Sunday, January 8, 2012


One year ago, a terrible tragedy occurred.

In every tragedy, there were no winners. As the curtain closed all involved had been scarred, and some died.

But I suppose relegating it to the metaphor of theater is insulting, to the victims who survived, to those who did not and even the perpetrator—that poor, sick kid whose calls for help went ignored or unnoticed, depending on your point of view. No matter how much the media dramatizes it, this was real life: raw, rough and unfettered, that creates in us all the illusion of control until of course it doesn’t.

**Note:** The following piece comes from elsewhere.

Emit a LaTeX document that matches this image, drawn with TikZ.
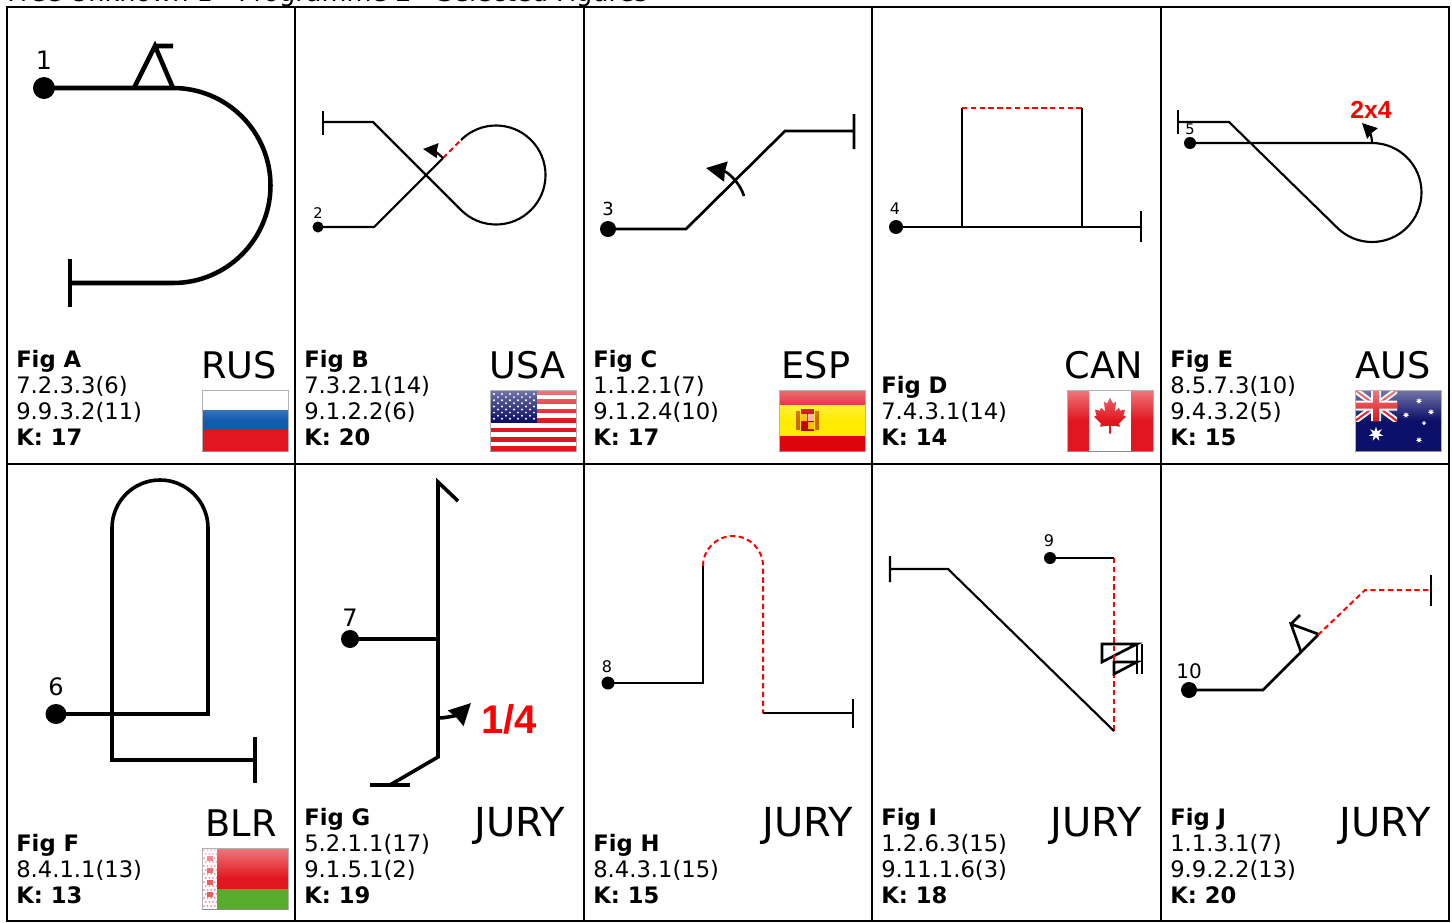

I remember that morning very well. My brother and I had just picked up from my sister-in-law a futon for my daughter. Our route to and from her home took us along Ina, right by the Safeway where the shooting occurred. By some misstep of timing or providence, we managed to just miss the incident. I’d even glanced that way, noting the movement of signs and furniture around the store, perhaps for the Rep. Giffords’ meet-and-greet that, later on, went horribly wrong.

It sickened me, the senselessness of it all. Really, though, how can any of us attempt to reason out the motivations of the insane? I think what sickened me more was the political hollowness of the aftermath. Both sides, of course, took to their pulpits, decrying the violence and calling for bipartisanship.

But what were the results? As far as I can see, partisan haranguing has only gotten worse, if anything. The worst, though, were the parasites, who tried to use the incident to further their own agendas. They said it was about this or about that or about the other thing. How can you scumbags sleep at night? It wasn’t about anything, fools. It was a meaningless, awful act of senselessness in its most horrible form.

For the sake of full disclosure, I voted for Gabrielle Giffords. While I can’t say I agreed with all of her stances, I knew that I viewed Randy Graf as too rightwing and someone who would only contribute to the fascistic factionalism on Congress I so despise. Besides, foreshadowing things to come the local Republican Party just couldn’t get its act together and was more enmeshed with infighting than anything else.

Still, even if you didn’t agree with her politics, I think that to not feel for her, the victims and yes even the perpetrator Jared Loughner, to make out the shooting one year ago as anything but the meaningless act that it was, makes you something less than human. Should Loughner be made to take his meds? Should he spend the rest of his life in the loony bin or get the needle? Should we pray for him with the same earnestness that we have his victims? I don’t know. I think, though, that at the very least he deserves our pity.

In the end it’s all most of us have to give.